PEKANBARU (RA) - Polemik penertiban kawasan Taman Nasional Tesso Nilo (TNTN) kembali memanas setelah video pembongkaran plang dan pengusiran personel TNI dari Satgas Penertiban Kawasan Hutan (PKH) viral di media sosial.
Warga yang bermukim di dalam kawasan mengaku kejadian itu merupakan puncak dari tekanan panjang yang mereka alami selama berbulan-bulan.
Juru Bicara warga TNTN, Abdul Aziz, mengatakan insiden tersebut tidak muncul tiba-tiba, melainkan akumulasi persoalan sejak dilakukannya penyegelan lahan oleh Satgas PKH pada 10 Juni 2025.
"Sudah lima bulan masyarakat hidup dalam tekanan. Mulai dari masuknya Satgas PKH hingga kehadiran anggota militer di lingkungan permukiman," ujar Aziz, Kamis (27/11/2025).
Aziz menilai pemerintah tidak membuka ruang komunikasi dengan masyarakat sejak awal penertiban. Ultimatum relokasi mandiri yang diberikan kepada warga hingga 22 Agustus 2025 disebutnya sebagai keputusan sepihak.
"Masyarakat divonis begitu saja. Katanya ini Taman Nasional, jadi harus keluar. Kami diminta pergi tanpa penjelasan yang jelas," tambahnya.
Warga menolak relokasi tersebut dan tetap bertahan di permukiman. Mereka juga melakukan aksi demonstrasi di Kejati Riau untuk meminta transparansi penataan batas kawasan hutan, terutama terkait lahan-lahan yang telah digarap masyarakat sejak lama.
Menurut Aziz, hingga 2009 terdapat 28.606,8 hektare kebun garapan warga di kawasan tersebut. Sementara penataan batas dilakukan pada 2011 dan pengukuhan kawasan pada 2014.
"Sesuai aturan, areal masyarakat seharusnya dienklave. Tapi itu tidak pernah dilakukan," tegasnya.
Aziz menyayangkan narasi yang berkembang bahwa warga adalah perambah hutan. Ia menyebut framing tersebut menimbulkan stigma negatif hingga isu bernuansa rasis.
"Kami bukan perambah. Tidak ada pembukaan lahan baru. Warga sadar aturan, sadar bahwa merambah hutan itu salah," ujarnya.
Pelibatan militer di permukiman turut menjadi sorotan. Aziz menilai kehadiran aparat bersenjata membuat masyarakat takut.
"Banyak warga, termasuk anak-anak, trauma melihat anggota bersenjata di pemukiman. Ini tidak menyelesaikan masalah," katanya.

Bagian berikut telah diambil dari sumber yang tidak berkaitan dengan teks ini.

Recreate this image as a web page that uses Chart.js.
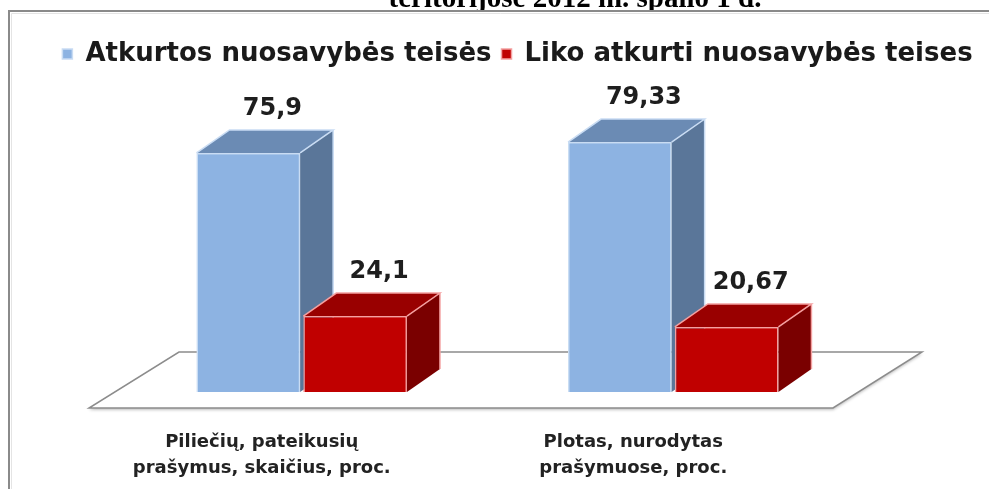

Di sisi lain, Kodam XIX/Tuanku Tambusai menegaskan bahwa penempatan personel TNI di TNTN merupakan keputusan negara, bukan inisiatif satuan.
Kapendam XIX/Tuanku Tambusai, Letkol MF Rangkuti, menjelaskan bahwa kehadiran TNI bertujuan menjaga stabilitas keamanan dan melindungi masyarakat di dalam kawasan.
"Pengamanan ini berkelanjutan. Ini keputusan negara. Kami hadir untuk memastikan situasi tetap kondusif," ujar Rangkuti, Selasa (25/11/2025).
Ia membenarkan adanya ketegangan setelah aksi demonstrasi, ketika sekelompok warga mendatangi pos Satgas dan meminta petugas meninggalkan lokasi. Untuk menghindari bentrokan, personel Satgas memilih mundur sementara.
"Kita tidak ingin ada insiden. Maka anggota mengalah, pindah ke tempat lebih netral," jelasnya.
Namun, pengamanan segera dipulihkan. Pos yang sempat ditinggalkan kembali ditempati, bahkan dengan penambahan jumlah personel.
"Kami di sana bukan untuk bersikap anarkis, tapi melindungi kepentingan masyarakat TNTN," tutupnya.